We work across Greater Cincinnati, including Hamilton County, Clermont County, Warren County, Butler County, and nearby southwest Ohio communities. The lots change, but the goal stays the same: make unusable ground usable without creating a bigger mess.

Need a lot cleared near Cincinnati?

Send the address, photos, and what you want the lot to become. We can help figure out whether the job needs forestry mulching, selective clearing, access work, or a bigger site-prep plan.

Frequently asked questions

What does lot clearing include in Cincinnati?

It can include brush removal, sapling removal, forestry mulching, vine cleanup, invasive shrub clearing, access paths, fence-line work, and opening space for mowing, building, gravel, trails, or a sale. The scope depends on what the lot needs to do next.

How much does lot clearing cost near Cincinnati?

Cost depends on lot size, vegetation density, access, slope, hidden debris, tree size, wet ground, hauling needs, and finish level. Photos and a short video usually help narrow the range before a site visit.

Is forestry mulching good for lot clearing?

Yes, when the main problem is brush, vines, honeysuckle, saplings, and small trees. It leaves mulch on the ground instead of big brush piles and is often a clean first pass before fencing, mowing, design, or construction planning.

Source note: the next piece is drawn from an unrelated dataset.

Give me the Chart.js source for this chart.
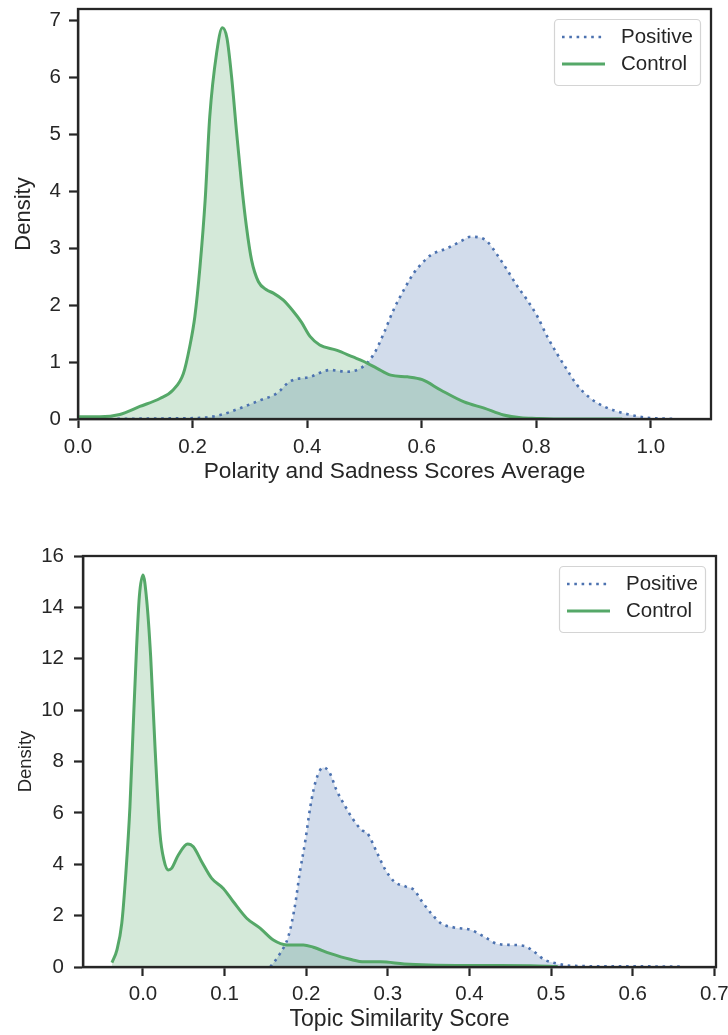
<!DOCTYPE html>
<html><head><meta charset="utf-8">
<script src="https://cdn.jsdelivr.net/npm/chart.js@4.4.1/dist/chart.umd.min.js"></script>
<style>
html,body{margin:0;padding:0;background:#fff;width:728px;height:1035px;overflow:hidden;}
#c1{position:absolute;left:0;top:0;}
#c2{position:absolute;left:0;top:520px;}
</style>
</head><body>
<canvas id="c1" width="728" height="500"></canvas>
<canvas id="c2" width="728" height="515"></canvas>
<script>
// ---- Data ----
const seriesNames = ['Positive', 'Control'];

// Chart 1: Polarity and Sadness Scores Average
const topXTicks = [0.0, 0.2, 0.4, 0.6, 0.8, 1.0];
const topYTicks = [0, 1, 2, 3, 4, 5, 6, 7];
const topPosX = [0.056,0.150,0.213,0.248,0.283,0.318,0.347,0.370,0.405,0.440,0.469,0.499,0.517,0.534,0.551,0.569,0.586,0.601,0.616,0.645,0.668,0.685,0.700,0.714,0.732,0.749,0.767,0.784,0.802,0.819,0.836,0.854,0.871,0.895,0.918,0.953,0.988,1.040];
const topPosY = [0.00,0.01,0.02,0.07,0.19,0.33,0.45,0.66,0.74,0.86,0.83,0.93,1.15,1.51,1.92,2.27,2.56,2.74,2.88,3.00,3.12,3.20,3.19,3.12,2.88,2.62,2.33,2.09,1.80,1.45,1.15,0.86,0.60,0.36,0.22,0.10,0.03,0.00];
const topCtlX = [0.000,0.038,0.073,0.108,0.143,0.166,0.184,0.195,0.204,0.213,0.222,0.230,0.242,0.252,0.260,0.268,0.277,0.286,0.294,0.303,0.315,0.329,0.341,0.358,0.375,0.390,0.405,0.422,0.451,0.480,0.499,0.522,0.546,0.575,0.601,0.633,0.674,0.709,0.743,0.773,0.800,0.850,0.900,0.950];
const topCtlY = [0.04,0.04,0.08,0.22,0.36,0.51,0.80,1.27,1.80,2.68,3.85,5.31,6.43,6.87,6.69,6.02,5.02,4.08,3.38,2.79,2.41,2.27,2.21,2.09,1.90,1.70,1.45,1.30,1.21,1.09,1.01,0.89,0.77,0.74,0.69,0.51,0.30,0.19,0.07,0.02,0.01,0.00,0.00,0.00];

// Chart 2: Topic Similarity Score
const botXTicks = [0.0, 0.1, 0.2, 0.3, 0.4, 0.5, 0.6, 0.7];
const botYTicks = [0, 2, 4, 6, 8, 10, 12, 14, 16];
const botPosX = [0.156,0.168,0.178,0.186,0.192,0.199,0.205,0.212,0.221,0.229,0.237,0.248,0.258,0.268,0.275,0.287,0.297,0.308,0.322,0.332,0.342,0.353,0.365,0.381,0.402,0.418,0.434,0.451,0.467,0.479,0.491,0.506,0.524,0.557,0.663];
const botPosY = [0.00,0.53,1.18,2.35,3.65,4.94,6.24,7.28,7.77,7.54,6.89,6.24,5.72,5.33,5.20,4.43,3.78,3.32,3.13,3.00,2.54,2.09,1.70,1.54,1.44,1.18,0.90,0.86,0.82,0.60,0.30,0.14,0.05,0.03,0.02];
const botCtlX = [-0.038,-0.032,-0.026,-0.021,-0.016,-0.012,-0.008,-0.0045,0.000,0.0045,0.0094,0.0147,0.0208,0.0257,0.031,0.035,0.0433,0.0547,0.0617,0.0719,0.0842,0.0984,0.1107,0.127,0.1434,0.1597,0.176,0.1965,0.2087,0.229,0.2537,0.271,0.291,0.320,0.350,0.414,0.475,0.508];
const botCtlY = [0.17,0.66,1.70,3.65,6.24,9.35,12.34,14.41,15.26,14.29,12.08,8.58,5.20,4.16,3.78,3.84,4.36,4.79,4.68,4.10,3.45,3.06,2.54,1.90,1.51,1.05,0.86,0.86,0.77,0.53,0.30,0.20,0.20,0.12,0.08,0.06,0.05,0.02];

// ---- Styling ----
const FONT = "'Liberation Sans', Arial, Helvetica, sans-serif";
const INK = '#262626';
const BLUE = '#4c72b0', GREEN = '#55a868';
const BLUE_FILL = 'rgba(76,114,176,0.25)', GREEN_FILL = 'rgba(85,168,104,0.25)';
const TICK_SIZE = 20.5;

const pts = (xs, ys) => xs.map((x, i) => ({x: x, y: ys[i]}));

function datasets(posX, posY, ctlX, ctlY) {
  return [
    {label: seriesNames[0], data: pts(posX, posY), borderColor: BLUE, backgroundColor: BLUE_FILL, order: 1,
     borderWidth: 2.6, borderDash: [2.6, 4.7], fill: 'origin', pointRadius: 0, cubicInterpolationMode: 'monotone'},
    {label: seriesNames[1], data: pts(ctlX, ctlY), borderColor: GREEN, backgroundColor: GREEN_FILL, order: 0,
     borderWidth: 3, fill: 'origin', pointRadius: 0, cubicInterpolationMode: 'monotone'}
  ];
}

function xAxis(min, max, ticks, title, h, pad, titleSize, titlePadBottom) {
  return {
    type: 'linear', min: min, max: max,
    afterBuildTicks: s => { s.ticks = ticks.map(v => ({value: v})); },
    afterFit: s => { s.height = h; s.paddingLeft = 0; s.paddingRight = 0; },
    ticks: {callback: v => Number(v).toFixed(1), font: {size: TICK_SIZE, family: FONT}, color: INK, padding: pad, maxRotation: 0, autoSkip: false},
    grid: {display: true, drawOnChartArea: false, drawTicks: true, tickLength: 9, tickWidth: 2.2, tickColor: INK},
    border: {display: true, color: INK, width: 2.3},
    title: {display: true, text: title, font: {size: titleSize, family: FONT}, color: INK, padding: {top: 0, bottom: titlePadBottom}}
  };
}
function yAxis(min, max, ticks, title, w, pad, titleSize, titlePadTop) {
  return {
    type: 'linear', min: min, max: max,
    afterBuildTicks: s => { s.ticks = ticks.map(v => ({value: v})); },
    afterFit: s => { s.width = w; s.paddingTop = 0; s.paddingBottom = 0; },
    ticks: {callback: v => String(v), font: {size: TICK_SIZE, family: FONT}, color: INK, padding: pad, autoSkip: false},
    grid: {display: true, drawOnChartArea: false, drawTicks: true, tickLength: 9, tickWidth: 2.2, tickColor: INK},
    border: {display: true, color: INK, width: 2.3},
    title: {display: true, text: title, font: {size: titleSize, family: FONT}, color: INK, padding: {top: titlePadTop, bottom: 0}}
  };
}

const framePlugin = {
  id: 'frame',
  afterDatasetsDraw(chart) {
    const {ctx, chartArea: a} = chart;
    ctx.save();
    ctx.strokeStyle = INK; ctx.lineWidth = 2.3;
    ctx.strokeRect(a.left, a.top, a.right - a.left, a.bottom - a.top);
    ctx.restore();
  }
};

const legendPlugin = {
  id: 'boxLegend',
  afterDraw(chart) {
    const {ctx, chartArea: a} = chart;
    const w = 146, h = 66;
    const x0 = a.right - 11 - w, y0 = a.top + 10;
    ctx.save();
    ctx.beginPath();
    ctx.roundRect(x0 + 0.5, y0 + 0.5, w, h, 4);
    ctx.fillStyle = 'rgba(255,255,255,0.85)'; ctx.fill();
    ctx.lineWidth = 1.2; ctx.strokeStyle = '#d4d4d4'; ctx.stroke();
    chart.data.datasets.forEach((ds, i) => {
      const y = y0 + 18 + i * 27;
      ctx.beginPath();
      ctx.setLineDash(ds.borderDash || []);
      ctx.lineWidth = ds.borderWidth; ctx.strokeStyle = ds.borderColor;
      ctx.moveTo(x0 + 8, y); ctx.lineTo(x0 + 51, y); ctx.stroke();
      ctx.setLineDash([]);
      ctx.fillStyle = INK; ctx.font = '20.5px ' + FONT; ctx.textBaseline = 'middle'; ctx.textAlign = 'left';
      ctx.fillText(ds.label, x0 + 67, y);
    });
    ctx.restore();
  }
};

function makeChart(id, ds, scales, padding) {
  return new Chart(document.getElementById(id), {
    type: 'line',
    data: {datasets: ds},
    options: {
      responsive: false, animation: false, devicePixelRatio: 1,
      layout: {padding: padding},
      plugins: {legend: {display: false}, tooltip: {enabled: false}, filler: {drawTime: 'beforeDatasetsDraw'}},
      scales: scales
    },
    plugins: [framePlugin, legendPlugin]
  });
}

makeChart('c1', datasets(topPosX, topPosY, topCtlX, topCtlY), {
  x: xAxis(0, 1.105, topXTicks, 'Polarity and Sadness Scores Average', 81, 7, 22.7, 14.5),
  y: yAxis(0, 7.2, topYTicks, 'Density', 78, 8, 22, 11)
}, {top: 9, right: 17, left: 0, bottom: 0});

makeChart('c2', datasets(botPosX, botPosY, botCtlX, botCtlY), {
  x: xAxis(-0.0735, 0.702, botXTicks, 'Topic Similarity Score', 68, 6.5, 23, 2),
  y: yAxis(0, 16, botYTicks, 'Density', 83, 10, 18.5, 14.7)
}, {top: 36, right: 12, left: 0, bottom: 0});
</script>
</body></html>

Do I need a permit to clear a lot?

Maybe. Routine maintenance clearing is often straightforward, but construction-related clearing, grading, drainage changes, stream buffers, wetlands, right-of-way work, and local tree rules can require review. Check with the city, township, county, builder, or engineer when the lot has sensitive conditions.

Can you clear brush without removing good trees?

Yes. Selective clearing can remove honeysuckle, vines, saplings, dead trees, and thick brush while keeping mature shade trees, privacy buffers, and trees that add value to the property.

What should I send for a lot clearing quote?

Send the address, photos from a few angles, access point photos, a short video if possible, and a note about the goal. Mention property lines, utilities, septic, trees to keep, wet areas, slopes, debris, and anything another contractor needs after clearing.